Hell Freezes Over, Revisited
May. 6th, 2021 12:42 pm
Longtime readers of mine will doubtless recall my several run-ins in the past with radical leftist Neopagan Rhyd Wildermuth. Back in 2018 I was startled to see him post a solid essay opposing the popular wokester notion that all white men are by definition evil and should be exterminated. That was startling, of course, because this sort of race hatred -- you know, the sort of thing that people on the left used to object to -- has become standard in the political circles in which Wildermuth runs. This outburst of common sense was not exactly well received, of course, but to give him credit, he refused to back down. Well, he's done it again. His latest essay is a thoughtful piece which starts by challenging the currently fashionable woke habit of, and I quote, "validating every neurotic belief human beings come up with," and then goes on to talk about the way that defining oneself in terms of an endless imaginary struggle against Evil Oppressors functions as a means of hiding from the reality of a vast, magical, and indifferent universe that is serenely indifferent to the common human sense of self-importance. I'm sorry to say he couldn't resist parading his own status as a Genuinely Oppressed Person -- that's still practically de rigueur in the circles he runs in, and I don't think he's yet realized that it makes him sound like just another category grifter* -- but it's definitely worth a read, and worth careful reflection as well.

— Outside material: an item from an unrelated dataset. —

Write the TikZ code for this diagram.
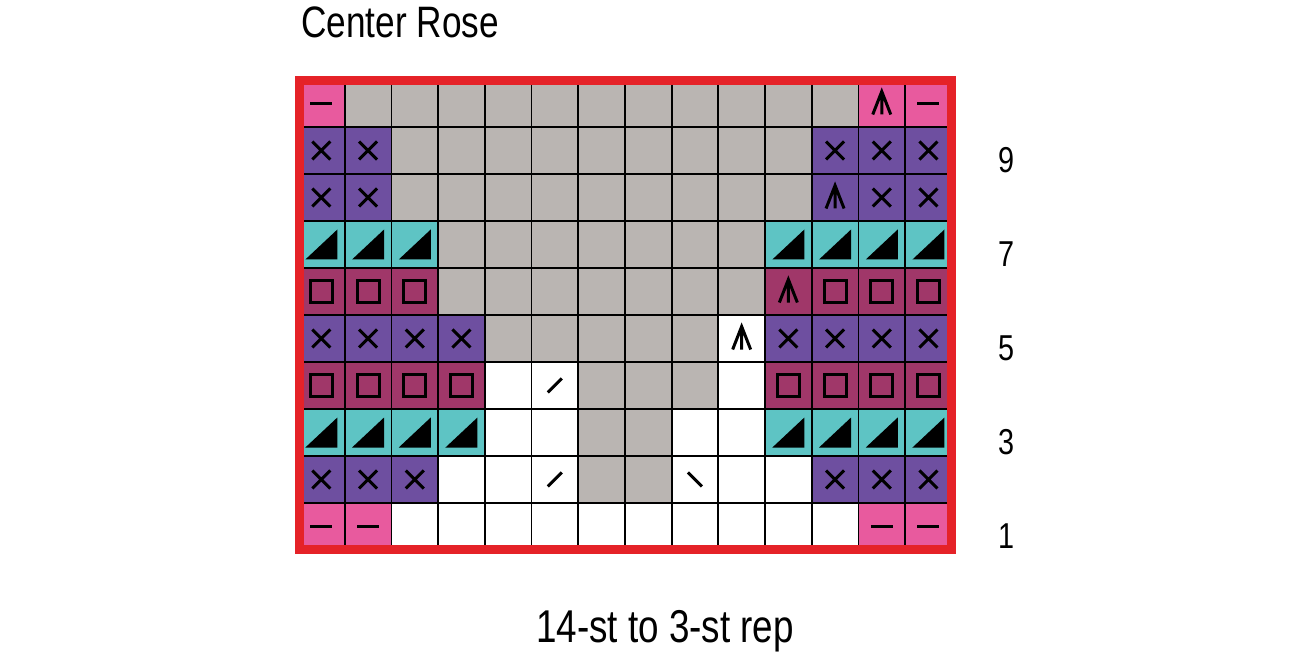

*Category grifters? Those are the people who insist that because they belong to some category of people who have suffered awful things, they ought to be given goodies they haven't earned. It's a very common scam these days, drawing heavily on the paired fallacies that suffering awful things makes you morally superior to other people, on the one hand, and that the awful things their category suffered are somehow more important than the awful things that everyone else in human history has suffered, on the other.